Is All County's decision to add or remove National Accounts subject to the franchisee's approval?
All_County Franchise · 2025 FDDAnswer from 2025 FDD Document
- 7.5. National Accounts. You acknowledge that from time to time we may enter into agreements with certain regional or national businesses ("National Accounts") to provide services to customers at certain National Account locations which may include National Account locations within your Territory. We shall identify and designate any such National Accounts in our Operations Manual, and you acknowledge and agree that from time to time during the Term of the Agreement we may add or remove National Accounts, in our sole business judgment.
Source: Item 23 — Receipts (FDD pages 43–157)
What This Means (2025 FDD)
According to All County's 2025 Franchise Disclosure Document, the decision to add or remove National Accounts is made at All County's discretion, without requiring franchisee approval. The FDD states that All County may enter into agreements with regional or national businesses, referred to as "National Accounts," to provide services to customers at specific locations, potentially within a franchisee's territory.

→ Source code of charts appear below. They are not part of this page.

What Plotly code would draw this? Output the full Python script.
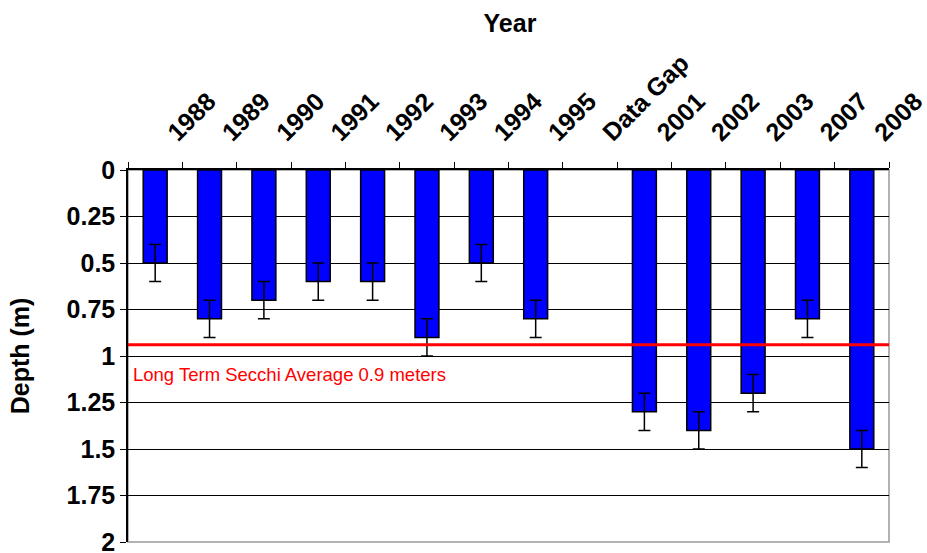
import plotly.graph_objects as go

categories = ["1988", "1989", "1990", "1991", "1992", "1993", "1994", "1995",
              "Data Gap", "2001", "2002", "2003", "2007", "2008"]
depth = [0.5, 0.8, 0.7, 0.6, 0.6, 0.9, 0.5, 0.8, None, 1.3, 1.4, 1.2, 0.8, 1.5]
error = [0.1, 0.1, 0.1, 0.1, 0.1, 0.1, 0.1, 0.1, None, 0.1, 0.1, 0.1, 0.1, 0.1]
long_term_avg = 0.94
avg_label = "Long Term Secchi Average 0.9 meters"
y_ticks = [0, 0.25, 0.5, 0.75, 1, 1.25, 1.5, 1.75, 2]
y_labels = ["0", "0.25", "0.5", "0.75", "1", "1.25", "1.5", "1.75", "2"]

FONT = "Liberation Sans, Arial, sans-serif"

fig = go.Figure()
fig.add_trace(go.Bar(
    x=categories, y=depth,
    marker=dict(color="#0000FF", line=dict(color="black", width=1.5)),
    error_y=dict(type="data", array=error, visible=True, color="black",
                 thickness=1.5, width=6),
    width=0.44,
))

fig.add_shape(type="rect", xref="paper", yref="paper", x0=0, x1=1, y0=0, y1=1,
              line=dict(color="#999999", width=1.5), layer="below")
fig.add_shape(type="line", xref="paper", yref="y", x0=0, x1=1,
              y0=long_term_avg, y1=long_term_avg,
              line=dict(color="#FF0000", width=3))
fig.add_annotation(xref="paper", yref="y", x=0.004, y=1.1, text=avg_label,
                   showarrow=False, xanchor="left", yanchor="middle",
                   font=dict(family=FONT, size=18.5, color="#FF0000"))

fig.update_layout(
    width=927, height=553,
    margin=dict(l=128, r=38, t=170, b=11),
    paper_bgcolor="white", plot_bgcolor="white",
    showlegend=False,
    font=dict(family=FONT, size=25, color="black"),
    title=dict(text="<b>Year</b>", x=510 / 927, xanchor="center", y=1 - 23 / 553,
               yanchor="middle", font=dict(family=FONT, size=25)),
    xaxis=dict(side="top", type="category", tickangle=-45,
               ticks="outside", tickson="boundaries", ticklen=6,
               tickcolor="black", showline=True, linecolor="black",
               linewidth=1.5, showgrid=False, automargin=False,
               ticklabelshift=14, ticklabelstandoff=12,
               ticklabeloverflow="allow",
               tickfont=dict(family=FONT, size=25, weight="bold")),
    yaxis=dict(range=[2, 0], tickvals=y_ticks, ticktext=y_labels,
               ticks="outside", ticklen=6, tickcolor="black",
               showline=True, linecolor="black", linewidth=1.5,
               showgrid=True, gridcolor="black", gridwidth=1,
               zeroline=False, automargin=False,
               ticklabeloverflow="allow",
               tickfont=dict(family=FONT, size=25, weight="bold"),
               title=dict(text="<b>Depth (m)</b>", standoff=30,
                          font=dict(family=FONT, size=25))),
)

fig.write_html("out.html", config={"displayModeBar": False},
               post_script="document.body.style.margin='0';")
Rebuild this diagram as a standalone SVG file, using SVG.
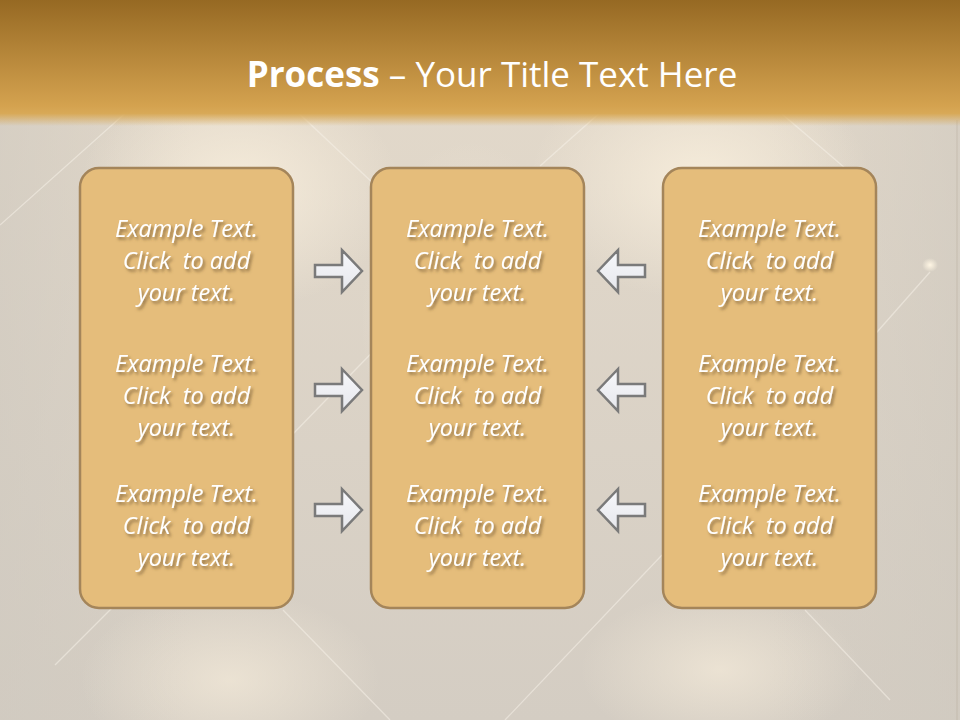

All County will identify and designate these National Accounts in its Operations Manual. The agreement explicitly states that All County retains the right to add or remove National Accounts at any time during the term of the franchise agreement, based on its sole business judgment.
This means that as an All County franchisee, you must acknowledge and accept that All County has the authority to manage National Accounts independently. These accounts can be added or removed without your direct input or approval. This clause highlights the importance of understanding the franchisor's control over key business relationships that could impact your territory.